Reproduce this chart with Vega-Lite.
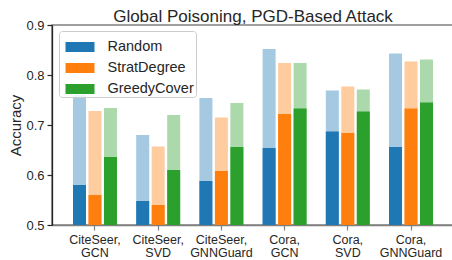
{
  "$schema": "https://vega.github.io/schema/vega-lite/v6.json",
  "autosize": "none",
  "padding": {"left": 52, "top": 25, "right": 0, "bottom": 35},
  "width": 402,
  "height": 200,
  "background": "white",
  "title": {"text": "Global Poisoning, PGD-Based Attack", "font": "Liberation Sans", "fontSize": 17, "fontWeight": "normal", "color": "#262626", "offset": -7},
  "config": {
    "view": {"stroke": "#808080", "strokeWidth": 1.6},
    "font": "Liberation Sans"
  },
  "data": {"values": [
    {"group": "CiteSeer, GCN", "method": "Random", "full": 0.76, "solid": 0.58},
    {"group": "CiteSeer, GCN", "method": "StratDegree", "full": 0.728, "solid": 0.56},
    {"group": "CiteSeer, GCN", "method": "GreedyCover", "full": 0.734, "solid": 0.636},
    {"group": "CiteSeer, SVD", "method": "Random", "full": 0.68, "solid": 0.548},
    {"group": "CiteSeer, SVD", "method": "StratDegree", "full": 0.657, "solid": 0.54},
    {"group": "CiteSeer, SVD", "method": "GreedyCover", "full": 0.72, "solid": 0.61},
    {"group": "CiteSeer, GNNGuard", "method": "Random", "full": 0.754, "solid": 0.588},
    {"group": "CiteSeer, GNNGuard", "method": "StratDegree", "full": 0.715, "solid": 0.608},
    {"group": "CiteSeer, GNNGuard", "method": "GreedyCover", "full": 0.744, "solid": 0.656},
    {"group": "Cora, GCN", "method": "Random", "full": 0.852, "solid": 0.654},
    {"group": "Cora, GCN", "method": "StratDegree", "full": 0.824, "solid": 0.722},
    {"group": "Cora, GCN", "method": "GreedyCover", "full": 0.824, "solid": 0.733},
    {"group": "Cora, SVD", "method": "Random", "full": 0.769, "solid": 0.687},
    {"group": "Cora, SVD", "method": "StratDegree", "full": 0.777, "solid": 0.684},
    {"group": "Cora, SVD", "method": "GreedyCover", "full": 0.771, "solid": 0.727},
    {"group": "Cora, GNNGuard", "method": "Random", "full": 0.843, "solid": 0.656},
    {"group": "Cora, GNNGuard", "method": "StratDegree", "full": 0.827, "solid": 0.733},
    {"group": "Cora, GNNGuard", "method": "GreedyCover", "full": 0.831, "solid": 0.745}
  ]},
  "encoding": {
    "x": {
      "field": "group", "type": "nominal", "sort": null,
      "scale": {"paddingInner": 0, "paddingOuter": 0.18},
      "axis": {
        "title": null, "labelAngle": 0, "labelExpr": "split(datum.label, ' ')",
        "labelFont": "Liberation Sans", "labelFontSize": 12.5, "labelColor": "#262626", "labelLineHeight": 13,
        "labelPadding": 3, "tickColor": "#808080", "tickSize": 5, "tickWidth": 1.2,
        "domainColor": "#808080", "domainWidth": 1.6, "grid": false
      }
    },
    "xOffset": {
      "field": "method", "type": "nominal", "sort": ["Random", "StratDegree", "GreedyCover"],
      "scale": {"paddingInner": 0.16, "paddingOuter": 0.62}
    },
    "color": {
      "field": "method", "type": "nominal", "sort": ["Random", "StratDegree", "GreedyCover"],
      "scale": {"domain": ["Random", "StratDegree", "GreedyCover"], "range": ["#1f77b4", "#ff7f0e", "#2ca02c"]},
      "legend": {
        "title": null, "orient": "none", "legendX": 7, "legendY": 6,
        "symbolType": "M-1,-0.345H1V0.345H-1Z", "symbolSize": 841, "symbolOpacity": 1, "symbolStrokeWidth": 0, "symbolOffset": 5,
        "labelFont": "Liberation Sans", "labelFontSize": 14.5, "labelColor": "#262626", "labelOffset": 13,
        "rowPadding": -4.5, "padding": 1.5, "strokeColor": "#cccccc", "fillColor": "rgba(255,255,255,0.8)", "cornerRadius": 3
      }
    }
  },
  "layer": [
    {
      "mark": {"type": "bar", "opacity": 0.4},
      "encoding": {
        "y": {
          "field": "full", "type": "quantitative",
          "scale": {"domain": [0.5, 0.9], "zero": false, "nice": false},
          "axis": {
            "title": "Accuracy", "titleFont": "Liberation Sans", "titleFontSize": 15, "titleFontWeight": "normal", "titleColor": "#262626", "titlePadding": 2,
            "values": [0.5, 0.6, 0.7, 0.8, 0.9], "format": ".1f",
            "labelFont": "Liberation Sans", "labelFontSize": 13, "labelColor": "#262626", "labelPadding": 3,
            "tickColor": "#262626", "tickSize": 5, "tickWidth": 1.2,
            "domainColor": "#262626", "domainWidth": 1.3, "grid": false
          }
        },
        "y2": {"datum": 0.5}
      }
    },
    {
      "mark": {"type": "bar"},
      "encoding": {
        "y": {"field": "solid", "type": "quantitative"},
        "y2": {"datum": 0.5}
      }
    }
  ]
}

================

Copy each line in full and exactly, omitting any picture.

[Result of this task]:
Reproduce this chart with Vega-Lite.
{
  "$schema": "https://vega.github.io/schema/vega-lite/v6.json",
  "autosize": "none",
  "padding": {"left": 52, "top": 25, "right": 0, "bottom": 35},
  "width": 402,
  "height": 200,
  "background": "white",
  "title": {"text": "Global Poisoning, PGD-Based Attack", "font": "Liberation Sans", "fontSize": 17, "fontWeight": "normal", "color": "#262626", "offset": -7},
  "config": {
    "view": {"stroke": "#808080", "strokeWidth": 1.6},
    "font": "Liberation Sans"
  },
  "data": {"values": [
    {"group": "CiteSeer, GCN", "method": "Random", "full": 0.76, "solid": 0.58},
    {"group": "CiteSeer, GCN", "method": "StratDegree", "full": 0.728, "solid": 0.56},
    {"group": "CiteSeer, GCN", "method": "GreedyCover", "full": 0.734, "solid": 0.636},
    {"group": "CiteSeer, SVD", "method": "Random", "full": 0.68, "solid": 0.548},
    {"group": "CiteSeer, SVD", "method": "StratDegree", "full": 0.657, "solid": 0.54},
    {"group": "CiteSeer, SVD", "method": "GreedyCover", "full": 0.72, "solid": 0.61},
    {"group": "CiteSeer, GNNGuard", "method": "Random", "full": 0.754, "solid": 0.588},
    {"group": "CiteSeer, GNNGuard", "method": "StratDegree", "full": 0.715, "solid": 0.608},
    {"group": "CiteSeer, GNNGuard", "method": "GreedyCover", "full": 0.744, "solid": 0.656},
    {"group": "Cora, GCN", "method": "Random", "full": 0.852, "solid": 0.654},
    {"group": "Cora, GCN", "method": "StratDegree", "full": 0.824, "solid": 0.722},
    {"group": "Cora, GCN", "method": "GreedyCover", "full": 0.824, "solid": 0.733},
    {"group": "Cora, SVD", "method": "Random", "full": 0.769, "solid": 0.687},
    {"group": "Cora, SVD", "method": "StratDegree", "full": 0.777, "solid": 0.684},
    {"group": "Cora, SVD", "method": "GreedyCover", "full": 0.771, "solid": 0.727},
    {"group": "Cora, GNNGuard", "method": "Random", "full": 0.843, "solid": 0.656},
    {"group": "Cora, GNNGuard", "method": "StratDegree", "full": 0.827, "solid": 0.733},
    {"group": "Cora, GNNGuard", "method": "GreedyCover", "full": 0.831, "solid": 0.745}
  ]},
  "encoding": {
    "x": {
      "field": "group", "type": "nominal", "sort": null,
      "scale": {"paddingInner": 0, "paddingOuter": 0.18},
      "axis": {
        "title": null, "labelAngle": 0, "labelExpr": "split(datum.label, ' ')",
        "labelFont": "Liberation Sans", "labelFontSize": 12.5, "labelColor": "#262626", "labelLineHeight": 13,
        "labelPadding": 3, "tickColor": "#808080", "tickSize": 5, "tickWidth": 1.2,
        "domainColor": "#808080", "domainWidth": 1.6, "grid": false
      }
    },
    "xOffset": {
      "field": "method", "type": "nominal", "sort": ["Random", "StratDegree", "GreedyCover"],
      "scale": {"paddingInner": 0.16, "paddingOuter": 0.62}
    },
    "color": {
      "field": "method", "type": "nominal", "sort": ["Random", "StratDegree", "GreedyCover"],
      "scale": {"domain": ["Random", "StratDegree", "GreedyCover"], "range": ["#1f77b4", "#ff7f0e", "#2ca02c"]},
      "legend": {
        "title": null, "orient": "none", "legendX": 7, "legendY": 6,
        "symbolType": "M-1,-0.345H1V0.345H-1Z", "symbolSize": 841, "symbolOpacity": 1, "symbolStrokeWidth": 0, "symbolOffset": 5,
        "labelFont": "Liberation Sans", "labelFontSize": 14.5, "labelColor": "#262626", "labelOffset": 13,
        "rowPadding": -4.5, "padding": 1.5, "strokeColor": "#cccccc", "fillColor": "rgba(255,255,255,0.8)", "cornerRadius": 3
      }
    }
  },
  "layer": [
    {
      "mark": {"type": "bar", "opacity": 0.4},
      "encoding": {
        "y": {
          "field": "full", "type": "quantitative",
          "scale": {"domain": [0.5, 0.9], "zero": false, "nice": false},
          "axis": {
            "title": "Accuracy", "titleFont": "Liberation Sans", "titleFontSize": 15, "titleFontWeight": "normal", "titleColor": "#262626", "titlePadding": 2,
            "values": [0.5, 0.6, 0.7, 0.8, 0.9], "format": ".1f",
            "labelFont": "Liberation Sans", "labelFontSize": 13, "labelColor": "#262626", "labelPadding": 3,
            "tickColor": "#262626", "tickSize": 5, "tickWidth": 1.2,
            "domainColor": "#262626", "domainWidth": 1.3, "grid": false
          }
        },
        "y2": {"datum": 0.5}
      }
    },
    {
      "mark": {"type": "bar"},
      "encoding": {
        "y": {"field": "solid", "type": "quantitative"},
        "y2": {"datum": 0.5}
      }
    }
  ]
}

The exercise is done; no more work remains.